:: EXERCISE DETAILS ::
What is the count of lines in the listing below that hold the string "seaborn"? Reply with that number alone.

· · · · · · ·

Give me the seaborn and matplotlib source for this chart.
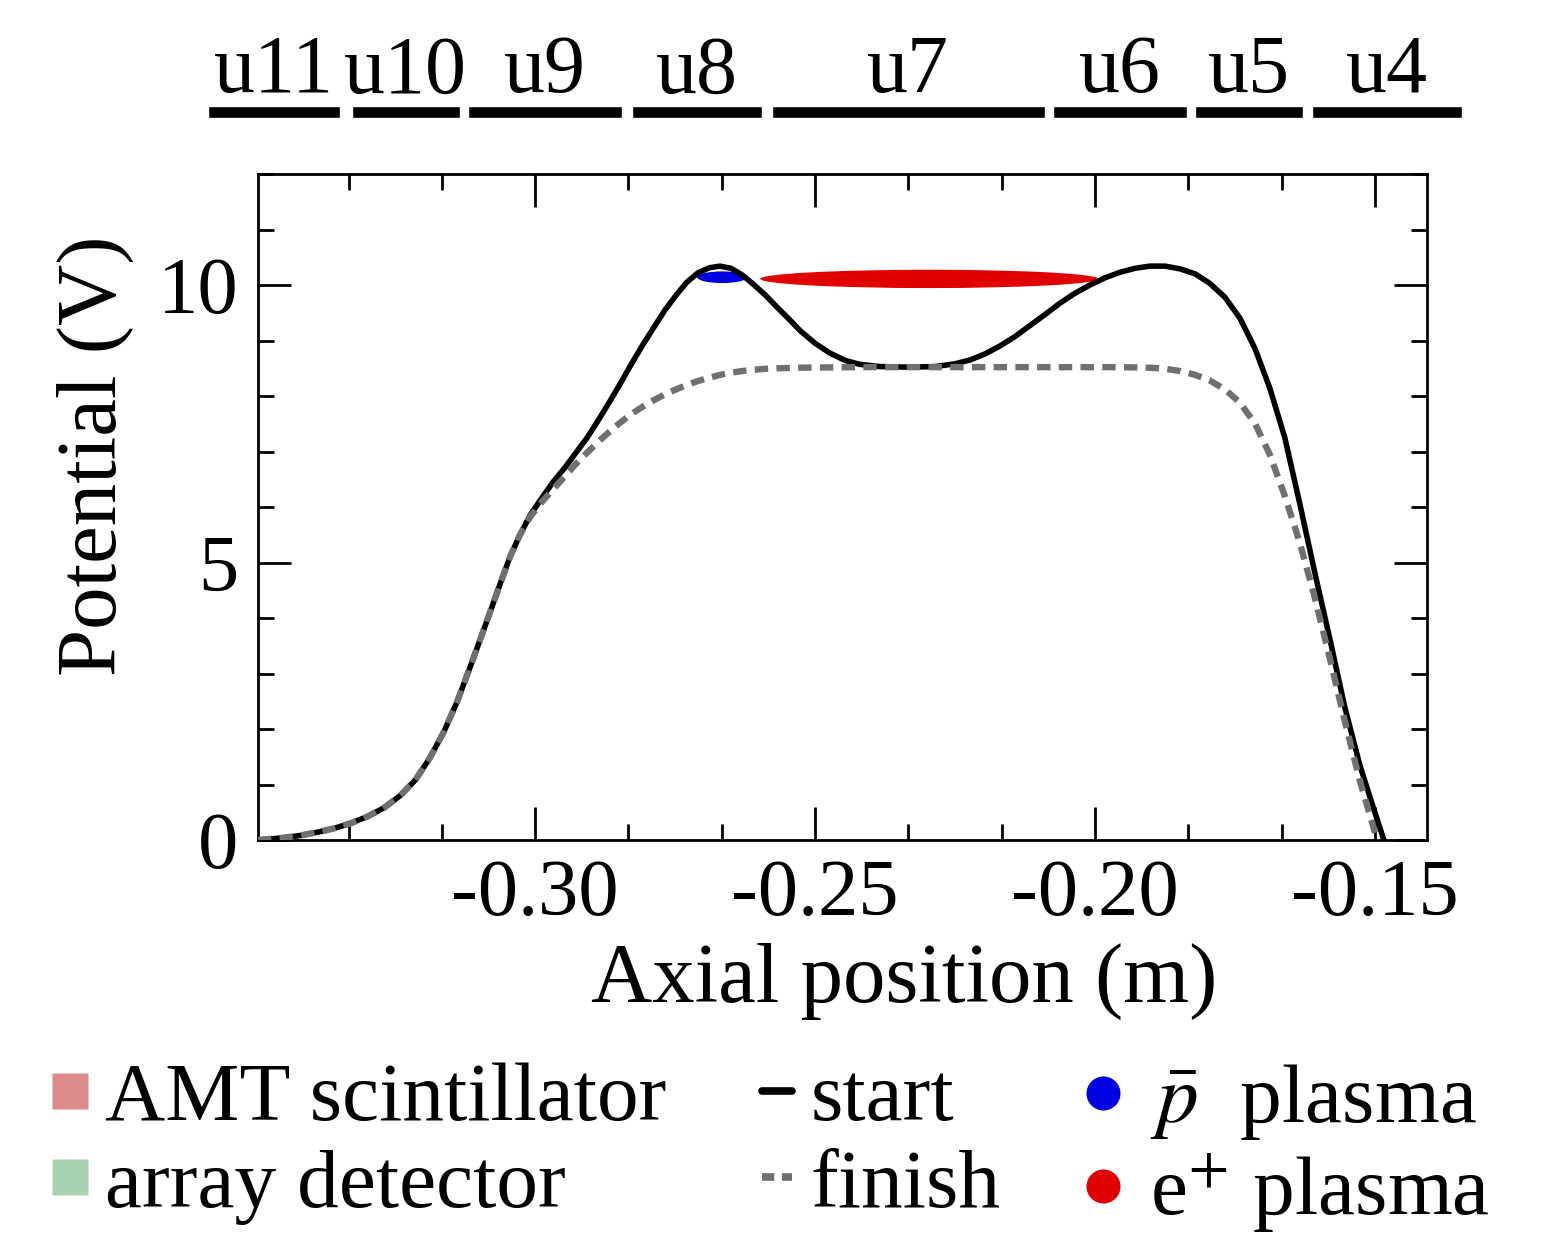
import matplotlib
matplotlib.use("Agg")
import matplotlib.pyplot as plt
from matplotlib.patches import Ellipse
from matplotlib.lines import Line2D
from matplotlib.ticker import MultipleLocator, FormatStrFormatter
import seaborn as sns

# potential at the start of the transfer
start_x = [-0.3495, -0.3450, -0.3420, -0.3389, -0.3359, -0.3330, -0.3300, -0.3270,
           -0.3241, -0.3214, -0.3188, -0.3163, -0.3139, -0.3113, -0.3086, -0.3063,
           -0.3045, -0.3027, -0.3009, -0.2989, -0.2968, -0.2946, -0.2927, -0.2907,
           -0.2888, -0.2868, -0.2848, -0.2829, -0.2809, -0.2789, -0.2768, -0.2748,
           -0.2729, -0.2709, -0.2689, -0.2670, -0.2650, -0.2630, -0.2611, -0.2589,
           -0.2568, -0.2546, -0.2527, -0.2500, -0.2473, -0.2446, -0.2420, -0.2384,
           -0.2334, -0.2286, -0.2250, -0.2223, -0.2196, -0.2170, -0.2143, -0.2116,
           -0.2089, -0.2063, -0.2036, -0.2009, -0.1982, -0.1955, -0.1929, -0.1902,
           -0.1875, -0.1848, -0.1821, -0.1795, -0.1768, -0.1741, -0.1714, -0.1688,
           -0.1661, -0.1634, -0.1607, -0.1580, -0.1554, -0.1527, -0.1505, -0.1484]
start_v = [0.00, 0.04, 0.08, 0.14, 0.21, 0.30, 0.42, 0.58,
           0.80, 1.08, 1.48, 1.95, 2.50, 3.20, 3.95, 4.60,
           5.10, 5.50, 5.85, 6.15, 6.45, 6.72, 6.98, 7.25,
           7.55, 7.88, 8.22, 8.56, 8.90, 9.22, 9.55, 9.82,
           10.05, 10.22, 10.31, 10.34, 10.30, 10.18, 10.02, 9.82,
           9.60, 9.38, 9.18, 8.95, 8.77, 8.64, 8.57, 8.53,
           8.52, 8.53, 8.58, 8.65, 8.76, 8.90, 9.07, 9.27,
           9.47, 9.67, 9.85, 10.00, 10.13, 10.23, 10.30, 10.34,
           10.34, 10.29, 10.20, 10.03, 9.78, 9.40, 8.85, 8.15,
           7.25, 6.05, 4.80, 3.60, 2.40, 1.35, 0.65, 0.00]

# potential at the end of the transfer
finish_x = [-0.3495, -0.3450, -0.3420, -0.3389, -0.3359, -0.3330, -0.3300, -0.3270,
            -0.3241, -0.3214, -0.3188, -0.3163, -0.3139, -0.3113, -0.3086, -0.3063,
            -0.3045, -0.3027, -0.3009, -0.2989, -0.2968, -0.2946, -0.2927, -0.2907,
            -0.2888, -0.2868, -0.2848, -0.2829, -0.2809, -0.2789, -0.2768, -0.2748,
            -0.2729, -0.2709, -0.2689, -0.2670, -0.2650, -0.2630, -0.2611, -0.2589,
            -0.2568, -0.2527, -0.2420, -0.2170, -0.1955, -0.1902, -0.1875, -0.1848,
            -0.1821, -0.1795, -0.1768, -0.1741, -0.1714, -0.1688, -0.1661, -0.1634,
            -0.1607, -0.1580, -0.1554, -0.1527, -0.1496]
finish_v = [0.00, 0.04, 0.08, 0.14, 0.21, 0.30, 0.42, 0.58,
            0.80, 1.08, 1.48, 1.95, 2.50, 3.20, 3.95, 4.60,
            5.10, 5.50, 5.82, 6.08, 6.32, 6.56, 6.78, 6.98,
            7.17, 7.35, 7.52, 7.67, 7.80, 7.92, 8.03, 8.12,
            8.20, 8.27, 8.33, 8.38, 8.42, 8.45, 8.47, 8.49,
            8.50, 8.51, 8.52, 8.52, 8.52, 8.51, 8.49, 8.45,
            8.38, 8.28, 8.12, 7.88, 7.50, 6.95, 6.20, 5.35,
            4.35, 3.25, 2.15, 1.07, 0.00]

# electrodes above the plot
electrode_names = ["u11", "u10", "u9", "u8", "u7", "u6", "u5", "u4"]
electrode_lo = [-0.3584, -0.3327, -0.3120, -0.2827, -0.2577, -0.2075, -0.1821, -0.1613]
electrode_hi = [-0.3348, -0.3134, -0.2845, -0.2595, -0.2089, -0.1836, -0.1629, -0.1345]

# plasmas drawn as ellipses
plasma_labels = [r"$\bar{p}$  plasma", r"e$^{+}$ plasma"]
plasma_x = [-0.2666, -0.2296]
plasma_v = [10.14, 10.11]
plasma_w = [0.0089, 0.0604]
plasma_h = [0.21, 0.33]
plasma_colors = ["#0000e0", "#e00000"]

detector_labels = ["AMT scintillator", "array detector"]
detector_colors = ["#dc8a8a", "#a8d3b0"]

W, H = 1551, 1239

sns.set_theme(style="ticks")
plt.rcParams["font.family"] = ["Liberation Serif", "DejaVu Serif"]
plt.rcParams["mathtext.fontset"] = "stix"
plt.rcParams["axes.unicode_minus"] = False
for key in ["text.color", "axes.labelcolor", "xtick.color", "ytick.color", "axes.edgecolor"]:
    plt.rcParams[key] = "black"

fig = plt.figure(figsize=(W / 100, H / 100), dpi=100)
ax = fig.add_axes([258 / W, 1 - 840 / H, (1427 - 258) / W, (840 - 174) / H])

for x, v, w, h, c in zip(plasma_x, plasma_v, plasma_w, plasma_h, plasma_colors):
    ax.add_patch(Ellipse((x, v), w, h, color=c, lw=0, zorder=2))

sns.lineplot(x=start_x, y=start_v, sort=False, color="black", lw=4.0, ax=ax, zorder=3)
sns.lineplot(x=finish_x, y=finish_v, sort=False, color="#707070", lw=4.6,
             linestyle=(0, (2.1, 1.3)), ax=ax, zorder=4)

ax.set_xlim(-0.3495, -0.1407)
ax.set_ylim(0, 12)
ax.xaxis.set_major_locator(MultipleLocator(0.05))
ax.xaxis.set_minor_locator(MultipleLocator(0.05 / 3))
ax.xaxis.set_major_formatter(FormatStrFormatter("%.2f"))
ax.yaxis.set_major_locator(MultipleLocator(5))
ax.yaxis.set_minor_locator(MultipleLocator(1))
ax.tick_params(which="both", direction="in", top=True, right=True, width=2,
               labelsize=58, color="black", labelcolor="black")
ax.tick_params(which="major", length=24, pad=14)
ax.tick_params(which="minor", length=11.5)
for sp in ax.spines.values():
    sp.set_linewidth(2)
    sp.set_color("black")

ax.set_xlabel("Axial position (m)", fontsize=61)
ax.set_ylabel("Potential (V)", fontsize=61)
ax.xaxis.set_label_coords(0.553, -0.155)
ax.yaxis.set_label_coords(-0.106, 0.577)

# electrode bars
top = fig.add_axes([200 / W, 1 - 125 / H, 1270 / W, 105 / H])
top.set_xlim(-0.3598, -0.1330)
top.set_ylim(0, 1)
top.axis("off")
for name, lo, hi in zip(electrode_names, electrode_lo, electrode_hi):
    top.barh(0.124, hi - lo, left=lo, height=0.114, color="black")
    top.text((lo + hi) / 2, 0.31, name, ha="center", va="baseline", fontsize=59)

# legends
det_handles = [Line2D([], [], marker="s", ls="none", ms=26, mfc=c, mec="none")
               for c in detector_colors]
line_handles = [Line2D([], [], color="black", lw=5.5),
                Line2D([], [], color="#707070", lw=5.5, ls=(0, (1.6, 1.0)))]
plasma_handles = [Line2D([], [], marker="o", ls="none", ms=24.5, mfc=c, mec="none")
                  for c in plasma_colors]

common = dict(frameon=False, fontsize=60, borderpad=0, borderaxespad=0,
              labelspacing=0.12, handlelength=0.36, loc="upper left")
y_leg = 1 - 1062 / H
fig.legend(det_handles, detector_labels, bbox_to_anchor=(55 / W, y_leg),
           handletextpad=0.24, **common)
fig.legend(line_handles, ["start", "finish"], bbox_to_anchor=(762 / W, y_leg),
           handletextpad=0.22, **common)
fig.legend(plasma_handles, plasma_labels, bbox_to_anchor=(1088 / W, y_leg),
           handletextpad=0.39, **common)

fig.savefig("out.png", dpi=100)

· · · · · · ·

:: TASK ANSWER ::
2